Alors, notre héros part à l'aventure. Il va d'abord en banlieue. Là, un mur tagué proclame, avec les fautes d'orthographe où il faut, qu'il faut “libéré la Pastine”, qu'il faut “vendre la Corse aux Juifs”. On va aussi en Afrique où un couple de milliardaires se déchirent sans pudeur. On croise Hitler, un rabbin et Ben Laden, un guitariste qui, casque sur le crâne, donne des coups de boules sur une batterie minimaliste. Des chansons sur la gauche et la droite (celles des urnes), encore des cascades improbables, des vannes à la lourdeur métaphysique, un n'importe quoi que l'on devine travaillé au corps. Ce petit monde à l'hystérie plus généreuse que cynique, à la poésie physique, viscérale, est un formidable moment d'évasion. Je me laisse porter par ses âmes en peine, par cet humour qui se moque de l'équilibre comme de sa première balle. Derrière la critique sociale (on peut rire de tout, il reste presque impossible, quand on a du coeur, de dissimuler longtemps le camp que l'on a choisi), des couleurs se marient pour faire naître pendant à peine 1h30 un vrai univers inédit, la comédie est musicale mais pas seulement : elle emprunte des couloirs temporels, elle ne chante pas si mal que ça, elle raconte surtout. Je l'écoute, je la suis, j'en veux encore, malgré la fatigue, malgré la migraine qui m'empêche depuis ce matin de croire à demain, malgré ces bancs d'école sans confort. Dieu que je déteste sortir. J'ai beau subir les quelques gimmicks que l'artiste se sent encore obligé de balancer pour rassurer ses couillons fidèles, détester les gens qui sont là, assis, comme moi parce qu'ils m'empêchent de totalement fuir la réalité, je ne me contente pas de rire, je voyage immobile.
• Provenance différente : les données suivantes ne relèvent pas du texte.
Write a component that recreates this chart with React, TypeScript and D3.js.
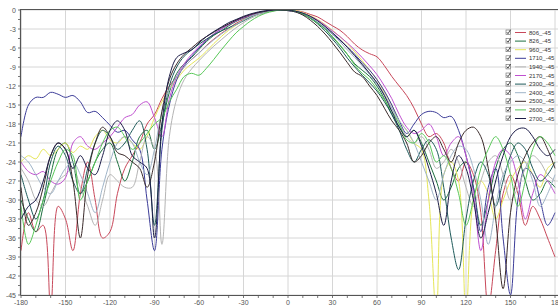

Une sorte de Petite Boutique des Horreurs sans plante carnivore extra-terrestre mais avec une sauvagerie d'enfant jubilatoire.
Jeudi soir, je suis allé applaudir Didier Super. En vrai, il s'appelle Olivier je crois.
Cet homme est un magicien.
NB : Il a aussi sorti une bande-dessinée sur sa vie. Je l'ai lue. C'est con. C'est vraiment bien.